When the unit cell 20 in mth row is selected, a row selection pulse for raising the electric potential of an LSET (m) line to high level is applied to the vertical selection transistor 26 in the unit cell 20 of mth row. The vertical selection transistor 26 is switched on. A source follower circuit is formed by the amplifier transistor 24 and a group of load transistors 515, and the voltage following the pixel power supply of the unit cell 20 is outputted from the source follower circuit to the first vertical signal line 509.
Next, a sampling pulse for raising the electric potential of the SP line to high level is applied to the sample-hold transistor 601. The sample-hold transistor 601 is switched on and the voltage outputted from the source follower circuit to the first vertical signal line 509 is held in the clamp capacitance 602. Here, a clamp pulse for raising the electric potential of the CP line to high level is applied to the clamp transistor 606. The clamp transistor 606 is switched on and the second vertical signal line 603 side of the clamp capacitance 602 is reset to the electric potential of the CLDCNC line. In addition, since a capacitance selection pulse for raising the electric potential of the SW line to high level is applied at the same time, the sampling transistor 604 is switched on, and the sampling capacitance 605 is reset to the electric potential of the CLDCNC line.
Next, a reset pulse (m) for raising the electric potential of the RESET (m) line to high level is applied to the reset transistor 23. The reset transistor 23 is switched on, and the electric potential of the FD unit 25 is reset.
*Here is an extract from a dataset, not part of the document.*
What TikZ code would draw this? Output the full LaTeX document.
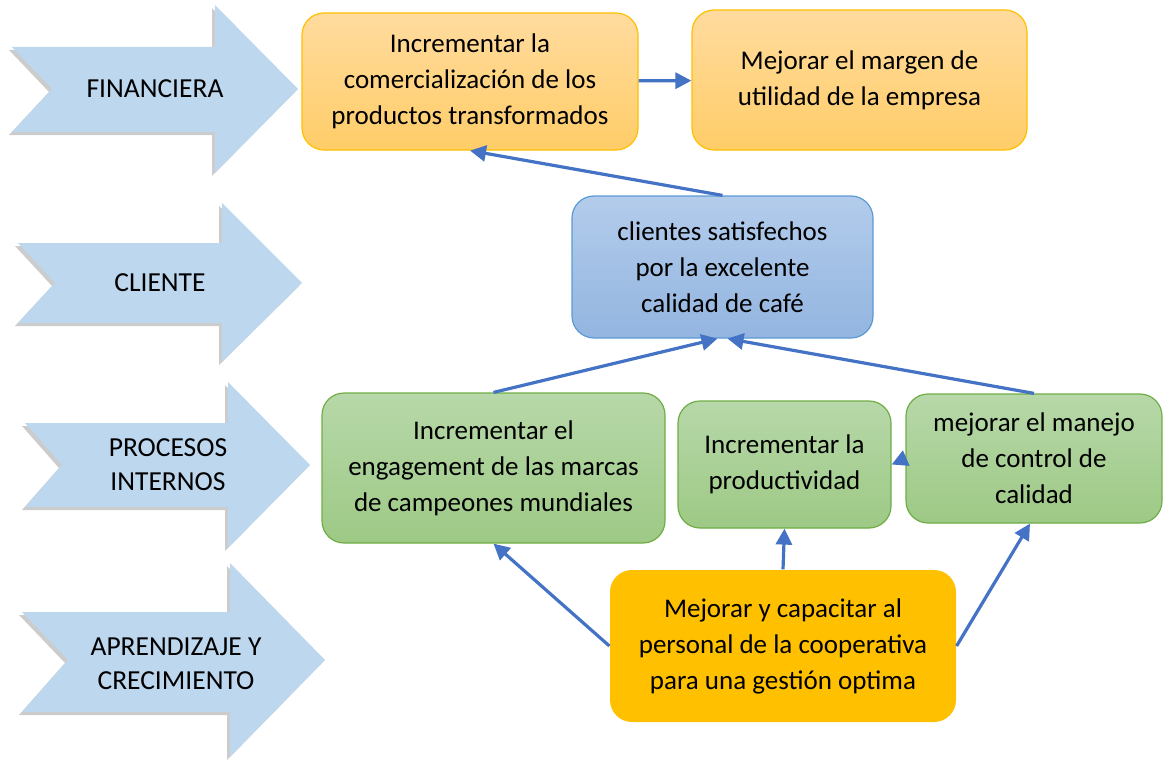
\documentclass[tikz,border=0pt]{standalone}
\usepackage{fontspec}
\setmainfont{Carlito}
\usetikzlibrary{arrows.meta}

\definecolor{perspfill}{HTML}{BDD7EE}
\definecolor{fintop}{HTML}{FFDB9E}
\definecolor{finbot}{HTML}{FFCD68}
\definecolor{finline}{HTML}{FFC000}
\definecolor{clitop}{HTML}{B3CCEB}
\definecolor{clibot}{HTML}{93B5E0}
\definecolor{cliline}{HTML}{5B9BD5}
\definecolor{proctop}{HTML}{B7D8A9}
\definecolor{procbot}{HTML}{9DC985}
\definecolor{procline}{HTML}{70AD47}
\definecolor{aprfill}{HTML}{FFC000}
\definecolor{connblue}{HTML}{4472C4}

\begin{document}
\begin{tikzpicture}[x=1pt,y=-1pt]
% STYLES
\tikzset{%
    persp/.style={%
        fill=perspfill,
        preaction={fill=black,opacity=0.2,transform canvas={shift={(-3pt,-3pt)}}}
    },
    plabel/.style={align=center,font=\fontsize{27.5}{34}\selectfont},
    box/.style={%
        rectangle,rounded corners=22pt,align=center,inner sep=0pt,
        line width=1.2pt,font=\fontsize{27}{36}\selectfont
    },
    finbox/.style={box,draw=finline,top color=fintop,bottom color=finbot},
    clibox/.style={box,draw=cliline,top color=clitop,bottom color=clibot},
    procbox/.style={box,draw=procline,top color=proctop,bottom color=procbot},
    aprbox/.style={box,fill=aprfill},
    conn/.style={draw=connblue,line width=3.2pt,-{Triangle[length=16pt,width=16pt]}}
}
\useasboundingbox (0,0) rectangle (1163,760);
% Draw perspectives
\path[persp] (12,47) -- (215,47) -- (215,5) -- (298,89) -- (215,173)
    -- (215,132) -- (12,132) -- (52,89) -- cycle;
\path[persp] (18,243) -- (222,243) -- (222,203) -- (302,283) -- (222,362)
    -- (222,323) -- (18,323) -- (55,283) -- cycle;
\path[persp] (25,423) -- (228,423) -- (228,382) -- (310,465) -- (228,548)
    -- (228,507) -- (25,507) -- (62,465) -- cycle;
\path[persp] (22,612) -- (230,612) -- (230,563) -- (325,660) -- (230,757)
    -- (230,712) -- (22,712) -- (68,660) -- cycle;
\node [plabel] (financiera) at (155,89) {FINANCIERA};
\node [plabel] (cliente) at (160,283) {CLIENTE};
\node [plabel] (procesos) at (168,465) {PROCESOS\\INTERNOS};
\node [plabel] (aprendizaje) at (176,664) {APRENDIZAJE Y\\CRECIMIENTO};
% Draw objectives
\node [finbox,minimum width=336pt,minimum height=137pt] (comercializacion) at (470,81.5)
    {Incrementar la\\comercialización de los\\productos transformados};
\node [finbox,minimum width=335pt,minimum height=140pt] (margen) at (859.5,80)
    {Mejorar el margen de\\utilidad de la empresa};
\node [clibox,minimum width=301pt,minimum height=142pt] (clientes) at (722.5,267)
    {clientes satisfechos\\por la excelente\\calidad de café};
\node [procbox,minimum width=343pt,minimum height=150pt] (engagement) at (493.5,468)
    {Incrementar el\\engagement de las marcas\\de campeones mundiales};
\node [procbox,minimum width=213pt,minimum height=127pt] (productividad) at (784.5,464.5)
    {Incrementar la\\productividad};
\node [procbox,minimum width=256pt,minimum height=129pt] (calidad) at (1034,458.5)
    {mejorar el manejo\\de control de\\calidad};
\node [aprbox,minimum width=346pt,minimum height=152pt] (personal) at (783,646)
    {Mejorar y capacitar al\\personal de la cooperativa\\para una gestión optima};
% Draw the links between objectives
\path
    (comercializacion) edge[conn] (margen)
    (clientes.north) edge[conn] (comercializacion.south)
    (engagement.north) edge[conn] ([xshift=-5pt]clientes.south)
    (calidad.north) edge[conn] ([xshift=5pt]clientes.south)
    (calidad.west) edge[conn] (productividad.east)
    (personal.west) edge[conn] (engagement.south)
    (personal.north) edge[conn] (productividad.south)
    (personal.east) edge[conn] ([xshift=-4pt]calidad.south);
\end{tikzpicture}
\end{document}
A gate voltage of the amplifier transistor 24 connected to the FD unit 25 is the voltage of the FD unit 25, and a voltage in accordance with this voltage, more specifically, an voltage given by (electric potential of the FD unit−Vt)×α is outputted to the first vertical signal line 509. Here, Vt is a threshold voltage of the amplifier transistor 24, and α is an voltage amplification rate.
Next, a clamp pulse for lowering the electric potential of the CP line to low level is applied to the clamp transistor 606. The clamp transistor 606 is switched off, and the electric potential of the second vertical signal line 603 falls in a floating state.
Next, a readout pulse (m) for raising the electric potential of READ (m) line to high level is applied to the readout transistor 22. The readout transistor 22 is switched on, and the signal charge which is accumulated in the photodiode 21 is transferred to the FD unit 25. The gate voltage of the amplifier transistor 24 connected to the FD unit 25 becomes the electric potential of the FD unit 25, and a voltage corresponding to this voltage, more specifically, a voltage calculated by (electric potential of the FD unit−Vt)×α is outputted to the first vertical signal line 509. Here, the clamp transistor 606 is switched off, since a clamp pulse for lowering the electric potential of the CP line to low high level is applied to the clamp transistor 606. In the sampling capacity 605, voltage change corresponding to a difference between the outputted voltage which is outputted to the first vertical signal line 509 when the electric potential of the FD unit 25 is reset and the voltage outputted to the first vertical signal line 509 when a signal charge accumulated in the photodiode 21 is transferred to the FD unit 25, is accumulated as a signal voltage of the unit cell 20 in mth row.
Next, a column selection pulse (m) for raising the electric potential of the CSEL (m) line to high level, a column selection pulse (m+1) for raising the electric potential of the CSEL (m+1) line to high level . . . is sequentially applied to the column selection transistor 607. Each of the column selection transistors 607 is sequentially switched on, and the signal voltage accumulated in the sampling capacitance 605 is sequentially outputted to the horizontal signal line 513.